“The Death of Poe” 3 disc set is interesting because of two things. The first is that almost anything related to Edgar Allan Poe is going to be worth watching. The man was fascinating, and I would contend that he is the true founder of goth, as his life story is nothing but goth in tone. The second thing that makes this set interesting is director/star Mark Redfield’s devotion to the literary master.

Besides the main feature (“The Death of Poe”), there’s an audio CD of Poe’s poems and tales read by Redfield, a making of featurette for the main film, two other featurettes, 1914’s “The Avenging Conscience” and the 1915 version of “The Raven” with optional commentary. That’s an extensive Poe package, but the main draw is going to be its feature.

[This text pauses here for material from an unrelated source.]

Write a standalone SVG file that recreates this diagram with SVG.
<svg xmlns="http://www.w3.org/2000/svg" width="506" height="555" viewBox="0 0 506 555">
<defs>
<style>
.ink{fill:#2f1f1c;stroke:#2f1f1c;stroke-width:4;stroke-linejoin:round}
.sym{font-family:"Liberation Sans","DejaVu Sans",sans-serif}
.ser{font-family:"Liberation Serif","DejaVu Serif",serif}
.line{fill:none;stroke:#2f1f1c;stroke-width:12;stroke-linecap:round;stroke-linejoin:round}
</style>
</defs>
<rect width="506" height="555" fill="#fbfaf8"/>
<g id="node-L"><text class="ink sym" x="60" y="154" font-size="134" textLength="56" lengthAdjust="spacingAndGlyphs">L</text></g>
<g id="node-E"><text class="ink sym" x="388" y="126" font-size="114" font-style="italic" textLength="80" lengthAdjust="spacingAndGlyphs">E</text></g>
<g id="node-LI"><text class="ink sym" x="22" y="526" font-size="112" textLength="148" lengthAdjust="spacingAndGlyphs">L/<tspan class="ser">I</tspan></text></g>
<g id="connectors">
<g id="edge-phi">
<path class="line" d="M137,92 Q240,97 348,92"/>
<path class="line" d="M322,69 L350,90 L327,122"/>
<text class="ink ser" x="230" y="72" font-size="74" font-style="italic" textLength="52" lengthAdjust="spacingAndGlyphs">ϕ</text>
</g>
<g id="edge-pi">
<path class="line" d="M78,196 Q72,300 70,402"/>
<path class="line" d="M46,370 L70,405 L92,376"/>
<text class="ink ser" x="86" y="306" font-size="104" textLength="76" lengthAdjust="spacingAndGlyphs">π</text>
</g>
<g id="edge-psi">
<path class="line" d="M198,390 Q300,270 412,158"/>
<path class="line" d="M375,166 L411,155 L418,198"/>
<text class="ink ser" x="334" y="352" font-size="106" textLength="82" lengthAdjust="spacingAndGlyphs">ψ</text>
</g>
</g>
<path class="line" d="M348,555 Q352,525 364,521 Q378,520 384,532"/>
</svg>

On the surface, “The Death of Poe” is a marginal film. Shot in both black and white and color, it attempts to make the writer’s final days a feverish dream of his loves and desires. It also features an account of Poe (Redfield) trying to find backers for a magazine he wanted to start. It is those scenes where Redfield shines. He makes Poe a likable and haunted character who is displaying signs of mental illness even as he begs for money while trying to retain his dignity. If the film could have focused more on those aspects it would have been far more compelling. Instead, a great portion of this film is spent in a delirium meant to mimic Poe’s state of mind as he drifts closer to death. It almost works.

This film is made by a Poe addict for Poe fans. It won’t please casual moviegoers with no interest in Poe, as they will find that the film wanders too much and at times has acting on par with a Lifetime special. If you are willing to ignore that, however, you will find a film that is sometimes very engaging made by a man who has nothing but respect for the father of modern horror … and goth.